Sekarang, mari kita renungkan. Truk itu mungkin datang dari pabrik. Tapi dalam realitas spiritual, ia seperti utusan malaikat maut versi bermesin diesel. Ia datang bukan untuk sekadar menghancurkan logam dan tulang, tapi untuk mengguncang hati bangsa yang sudah terlalu sering tidur siang di atas mayat rakyatnya sendiri.
Apakah kita akan mengingat tragedi ini seminggu ke depan? Mungkin tidak. Kita akan sibuk dengan berita artis cerai, cuaca ekstrem, dan promo belanja 5.5. Tapi bagi keluarga korban, 7 Mei 2025 akan menjadi tanggal keramat. Hari di mana ibu, kakak, anak, atau suami mereka pergi tak kembali, dibawa oleh truk yang seharusnya bisa berhenti… andai sistem kita tidak sepelik sinetron.

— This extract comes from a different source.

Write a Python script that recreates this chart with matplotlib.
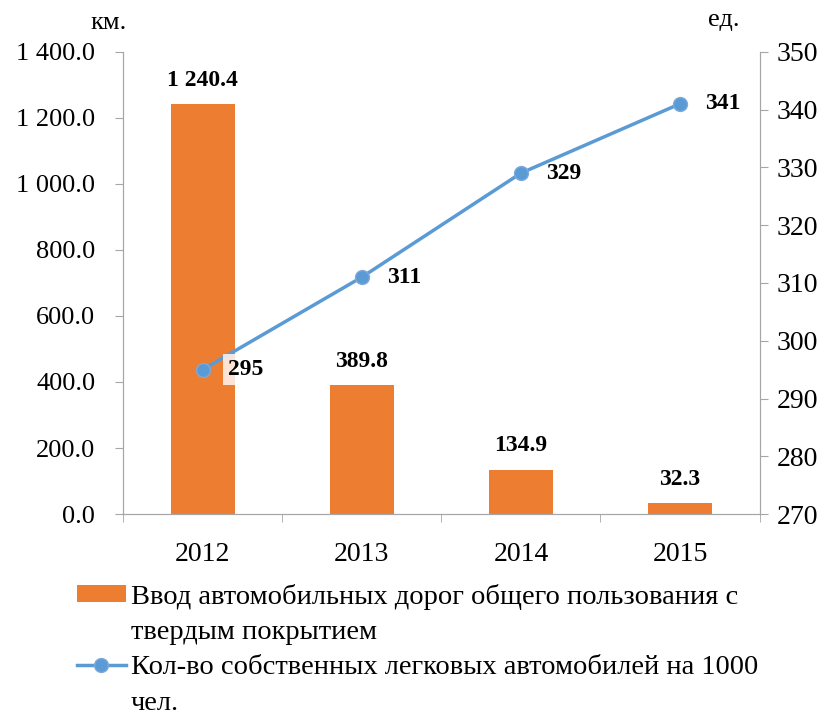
import matplotlib.pyplot as plt
from matplotlib.ticker import FuncFormatter
from matplotlib.patches import Patch
from matplotlib.lines import Line2D

years = ['2012', '2013', '2014', '2015']
roads_km = [1240.4, 389.8, 134.9, 32.3]
cars_per_1000 = [295, 311, 329, 341]

bar_label = ['Ввод автомобильных дорог общего пользования с', 'твердым покрытием']
line_label = ['Кол-во собственных легковых автомобилей на 1000', 'чел.']

orange = '#ED7D31'
blue = '#5B9BD5'
grey = '#A6A6A6'

plt.rcParams['font.family'] = 'Liberation Serif'


def fmt_num(v, pos=None):
    s = f'{v:,.1f}'
    return s.replace(',', ' ')


fig = plt.figure(figsize=(8.32, 7.19), dpi=100)
ax = fig.add_axes([0.148, 0.285, 0.765, 0.643])
ax2 = ax.twinx()

x = list(range(len(years)))
bars = ax.bar(x, roads_km, width=0.4, color=orange, zorder=2)
ax.set_xlim(-0.5, 3.5)
ax.set_ylim(0, 1400)
ax.set_yticks(range(0, 1401, 200))
ax.yaxis.set_major_formatter(FuncFormatter(fmt_num))
ax.set_xticks(x)
ax.set_xticklabels(years)
ax.set_xticks([-0.5, 0.5, 1.5, 2.5, 3.5], minor=True)
ax.tick_params(axis='x', which='major', length=0, labelsize=20, pad=20)
ax.tick_params(axis='x', which='minor', length=6, color=grey, direction='out')
ax.tick_params(axis='y', labelsize=19, length=6, color=grey, pad=14)

for b, v in zip(bars, roads_km):
    ax.text(b.get_x() + b.get_width() / 2, v + 40, fmt_num(v),
            ha='center', va='bottom', fontsize=17, fontweight='bold')

line, = ax2.plot(x, cars_per_1000, color=blue, lw=2.5, marker='o', ms=10,
                 mfc=blue, mec='#7FA9D8', mew=1, zorder=3)
ax2.set_ylim(270, 350)
ax2.set_yticks(range(270, 351, 10))
ax2.tick_params(axis='y', labelsize=20, length=6, color=grey, pad=6)

for i, v in enumerate(cars_per_1000):
    bbox = dict(boxstyle='square,pad=0.2', fc='white', ec='none', alpha=0.8) if i == 0 else None
    ax2.text(i + 0.16, v, str(v), ha='left', va='center', fontsize=17,
             fontweight='bold', bbox=bbox, zorder=4)

for a in (ax, ax2):
    a.spines['top'].set_visible(False)
    for side in ('left', 'right', 'bottom'):
        a.spines[side].set_color(grey)

fig.text(0.13, 0.968, 'км.', fontsize=19, ha='center', va='center')
fig.text(0.87, 0.972, 'ед.', fontsize=19, ha='center', va='center')

blank = Patch(facecolor='none', edgecolor='none')
bar_handle = Patch(facecolor=orange)
line_handle = Line2D([], [], color=blue, lw=2.5, marker='o', ms=10,
                     mfc=blue, mec='#7FA9D8', mew=1)
fig.legend([bar_handle, blank, line_handle, blank],
           [bar_label[0], bar_label[1], line_label[0], line_label[1]],
           loc='upper left', bbox_to_anchor=(0.092, 0.188), frameon=False,
           fontsize=20.5, handlelength=1.75, handleheight=0.55, handletextpad=0.15,
           labelspacing=0.36, borderaxespad=0, borderpad=0)

fig.savefig('out.png', dpi=100)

Selamat jalan, wahai para guru PAUD. Kalian tidak hanya mengajar huruf dan angka, tapi juga mengajarkan kami arti keteguhan, ketulusan, dan kematian yang bermartabat.
Selamat jalan, Pak Ladis. Semoga Allah ampuni kelalaian, karena sejatinya Engkau juga korban dari sistem yang lebih kejam dari rem blong itu sendiri.
Semoga para pejabat yang baca berita ini tidak hanya berkata, “Turut berduka,” sambil lanjut makan kue rapat. Tapi benar-benar berpikir, bahwa satu baut yang longgar bisa jadi pintu kematian untuk dua belas manusia.
Semoga satu hari nanti, ketika malaikat bertanya, “Apa yang kau lakukan saat rakyatmu ditabrak truk?” Para penguasa bisa menjawab dengan jujur. Karena sejarah sedang menulis.
Tinta darah guru PAUD jauh lebih langgeng dari tinta birokrasi.
Al-Fatihah. Untuk mereka yang dibawa truk ke surga.